▶ [Required task]:
Pictures are to be left out. Copy exactly the lines from the one containing "Convert this chart to Chart.js code." to the one containing "const saturation = [0.70, 1.02, 1.45, 1.50, 1.60];", both ends kept.

▶ [Figure scripts]:
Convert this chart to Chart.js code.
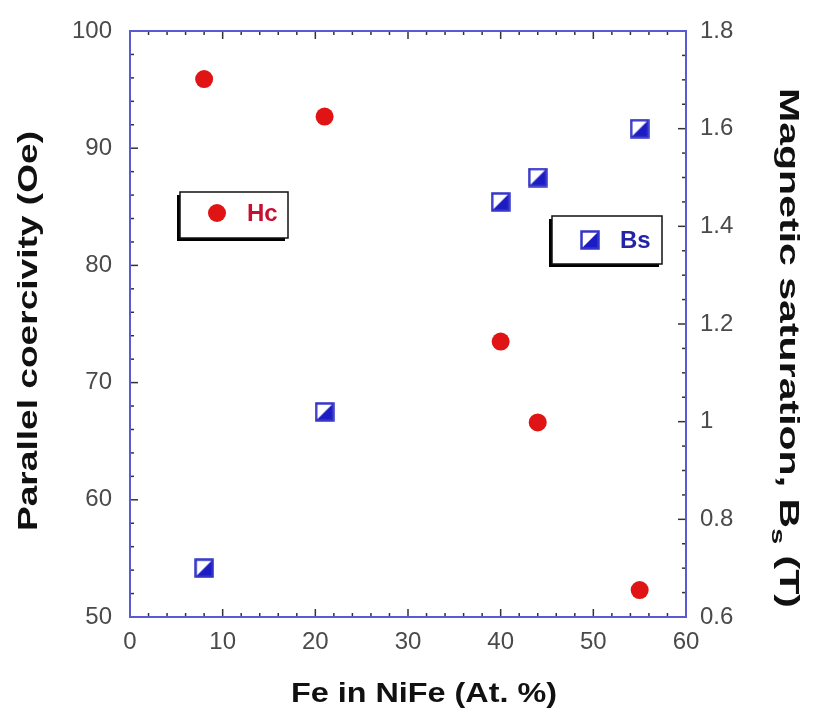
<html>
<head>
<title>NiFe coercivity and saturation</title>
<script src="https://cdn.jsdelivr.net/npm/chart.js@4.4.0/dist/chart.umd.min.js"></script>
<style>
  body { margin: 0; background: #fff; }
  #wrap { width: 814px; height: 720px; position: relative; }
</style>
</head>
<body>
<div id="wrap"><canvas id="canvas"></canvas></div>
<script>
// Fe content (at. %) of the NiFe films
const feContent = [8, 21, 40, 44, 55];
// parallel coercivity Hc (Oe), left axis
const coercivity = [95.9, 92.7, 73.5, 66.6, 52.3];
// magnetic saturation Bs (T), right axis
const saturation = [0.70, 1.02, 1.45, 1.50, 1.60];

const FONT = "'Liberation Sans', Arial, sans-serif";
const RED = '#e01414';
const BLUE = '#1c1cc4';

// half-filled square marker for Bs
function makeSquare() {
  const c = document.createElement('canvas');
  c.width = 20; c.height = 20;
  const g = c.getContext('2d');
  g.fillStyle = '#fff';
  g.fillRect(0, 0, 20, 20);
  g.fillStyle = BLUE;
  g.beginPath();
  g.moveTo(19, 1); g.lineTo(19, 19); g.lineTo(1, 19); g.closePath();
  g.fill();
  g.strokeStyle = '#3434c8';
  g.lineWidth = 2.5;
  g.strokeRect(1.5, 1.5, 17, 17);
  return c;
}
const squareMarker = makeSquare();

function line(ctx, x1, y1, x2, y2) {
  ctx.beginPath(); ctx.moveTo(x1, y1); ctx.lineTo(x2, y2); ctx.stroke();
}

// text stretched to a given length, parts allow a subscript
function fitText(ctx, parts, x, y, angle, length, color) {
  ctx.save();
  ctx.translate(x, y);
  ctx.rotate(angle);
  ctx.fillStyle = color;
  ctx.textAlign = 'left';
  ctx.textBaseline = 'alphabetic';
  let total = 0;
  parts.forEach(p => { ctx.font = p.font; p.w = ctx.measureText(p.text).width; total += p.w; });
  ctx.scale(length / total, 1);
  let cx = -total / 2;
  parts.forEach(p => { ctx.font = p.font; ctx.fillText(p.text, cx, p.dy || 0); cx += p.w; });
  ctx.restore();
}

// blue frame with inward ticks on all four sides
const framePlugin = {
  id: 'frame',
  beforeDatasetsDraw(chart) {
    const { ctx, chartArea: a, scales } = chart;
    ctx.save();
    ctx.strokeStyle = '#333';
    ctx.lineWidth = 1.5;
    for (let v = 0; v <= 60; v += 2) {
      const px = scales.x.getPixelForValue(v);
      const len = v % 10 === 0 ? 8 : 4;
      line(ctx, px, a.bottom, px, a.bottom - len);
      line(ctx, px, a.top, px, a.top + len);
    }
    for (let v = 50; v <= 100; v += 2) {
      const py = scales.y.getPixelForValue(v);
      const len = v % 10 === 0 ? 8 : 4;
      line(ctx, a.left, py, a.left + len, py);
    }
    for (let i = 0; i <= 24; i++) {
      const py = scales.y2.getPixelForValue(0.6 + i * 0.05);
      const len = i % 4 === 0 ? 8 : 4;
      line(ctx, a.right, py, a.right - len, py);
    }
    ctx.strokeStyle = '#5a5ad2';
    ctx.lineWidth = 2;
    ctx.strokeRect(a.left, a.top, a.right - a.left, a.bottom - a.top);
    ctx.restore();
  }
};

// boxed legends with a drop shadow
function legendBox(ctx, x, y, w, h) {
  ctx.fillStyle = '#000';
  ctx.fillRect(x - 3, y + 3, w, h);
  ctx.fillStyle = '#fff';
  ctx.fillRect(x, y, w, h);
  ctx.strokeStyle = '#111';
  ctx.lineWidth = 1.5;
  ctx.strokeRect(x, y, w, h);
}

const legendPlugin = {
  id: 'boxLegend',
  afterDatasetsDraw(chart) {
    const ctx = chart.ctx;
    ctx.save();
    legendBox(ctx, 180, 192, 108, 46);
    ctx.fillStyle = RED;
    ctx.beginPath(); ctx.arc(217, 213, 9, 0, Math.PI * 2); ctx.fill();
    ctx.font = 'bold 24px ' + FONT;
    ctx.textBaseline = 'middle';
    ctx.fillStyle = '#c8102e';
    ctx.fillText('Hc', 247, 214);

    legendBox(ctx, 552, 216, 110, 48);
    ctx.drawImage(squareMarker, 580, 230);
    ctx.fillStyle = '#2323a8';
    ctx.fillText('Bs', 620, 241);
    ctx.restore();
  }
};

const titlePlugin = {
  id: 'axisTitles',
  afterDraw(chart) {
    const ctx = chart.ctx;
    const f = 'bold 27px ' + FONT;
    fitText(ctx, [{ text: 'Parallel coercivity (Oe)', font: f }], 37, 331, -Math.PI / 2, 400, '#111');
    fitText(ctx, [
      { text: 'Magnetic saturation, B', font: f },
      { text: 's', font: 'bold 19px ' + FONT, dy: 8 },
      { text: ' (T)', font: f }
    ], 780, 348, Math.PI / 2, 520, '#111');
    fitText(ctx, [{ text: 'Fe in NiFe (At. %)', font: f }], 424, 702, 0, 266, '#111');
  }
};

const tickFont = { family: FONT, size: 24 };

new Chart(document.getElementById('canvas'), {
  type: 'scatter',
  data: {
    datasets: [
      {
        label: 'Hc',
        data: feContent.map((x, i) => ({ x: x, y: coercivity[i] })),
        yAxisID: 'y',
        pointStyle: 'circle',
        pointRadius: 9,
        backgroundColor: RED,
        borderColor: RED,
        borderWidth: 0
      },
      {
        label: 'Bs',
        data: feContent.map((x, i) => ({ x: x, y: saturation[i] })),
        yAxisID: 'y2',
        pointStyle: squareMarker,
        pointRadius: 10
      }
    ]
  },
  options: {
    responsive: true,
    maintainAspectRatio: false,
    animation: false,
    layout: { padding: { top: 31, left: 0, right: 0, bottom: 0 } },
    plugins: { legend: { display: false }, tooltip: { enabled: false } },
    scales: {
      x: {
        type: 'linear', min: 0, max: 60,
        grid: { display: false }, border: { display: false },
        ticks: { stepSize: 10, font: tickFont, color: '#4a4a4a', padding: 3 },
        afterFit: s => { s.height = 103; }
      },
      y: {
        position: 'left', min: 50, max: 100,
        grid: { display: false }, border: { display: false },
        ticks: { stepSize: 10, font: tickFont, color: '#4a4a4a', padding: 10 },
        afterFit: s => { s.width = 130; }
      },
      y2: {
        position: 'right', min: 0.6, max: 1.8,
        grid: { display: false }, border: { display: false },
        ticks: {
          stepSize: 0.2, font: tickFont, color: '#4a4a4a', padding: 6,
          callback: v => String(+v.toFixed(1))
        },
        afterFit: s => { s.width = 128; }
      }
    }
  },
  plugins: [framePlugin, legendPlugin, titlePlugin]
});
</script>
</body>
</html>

---

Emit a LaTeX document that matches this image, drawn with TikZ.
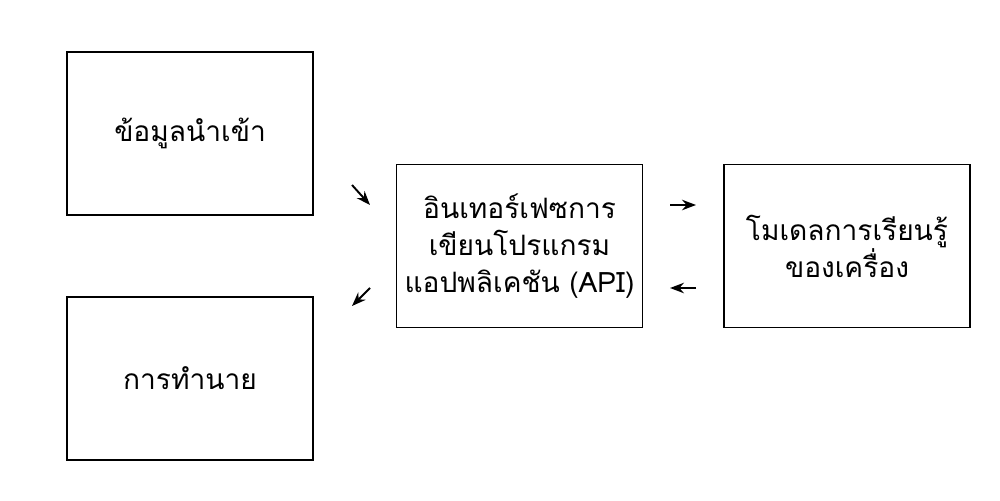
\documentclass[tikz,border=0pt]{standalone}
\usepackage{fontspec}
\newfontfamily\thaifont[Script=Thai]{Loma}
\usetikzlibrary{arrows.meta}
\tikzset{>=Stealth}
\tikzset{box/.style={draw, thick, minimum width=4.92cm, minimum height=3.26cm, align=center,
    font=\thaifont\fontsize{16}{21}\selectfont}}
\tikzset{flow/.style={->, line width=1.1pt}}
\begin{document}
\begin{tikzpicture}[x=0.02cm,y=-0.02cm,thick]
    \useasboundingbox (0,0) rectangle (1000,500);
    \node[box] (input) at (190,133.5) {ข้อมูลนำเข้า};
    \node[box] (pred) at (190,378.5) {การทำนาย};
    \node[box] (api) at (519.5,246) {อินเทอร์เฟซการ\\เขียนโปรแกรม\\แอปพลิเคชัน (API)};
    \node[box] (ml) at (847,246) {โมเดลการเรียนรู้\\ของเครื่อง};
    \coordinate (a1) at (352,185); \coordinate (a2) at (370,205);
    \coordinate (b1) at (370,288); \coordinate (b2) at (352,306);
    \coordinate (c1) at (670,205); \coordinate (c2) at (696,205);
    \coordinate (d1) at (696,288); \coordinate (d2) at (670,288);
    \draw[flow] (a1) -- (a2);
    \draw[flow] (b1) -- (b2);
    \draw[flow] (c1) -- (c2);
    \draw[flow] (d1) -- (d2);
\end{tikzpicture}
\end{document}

▶ [Solution to the problem]:
Convert this chart to Chart.js code.
<html>
<head>
<title>NiFe coercivity and saturation</title>
<script src="https://cdn.jsdelivr.net/npm/chart.js@4.4.0/dist/chart.umd.min.js"></script>
<style>
  body { margin: 0; background: #fff; }
  #wrap { width: 814px; height: 720px; position: relative; }
</style>
</head>
<body>
<div id="wrap"><canvas id="canvas"></canvas></div>
<script>
// Fe content (at. %) of the NiFe films
const feContent = [8, 21, 40, 44, 55];
// parallel coercivity Hc (Oe), left axis
const coercivity = [95.9, 92.7, 73.5, 66.6, 52.3];
// magnetic saturation Bs (T), right axis
const saturation = [0.70, 1.02, 1.45, 1.50, 1.60];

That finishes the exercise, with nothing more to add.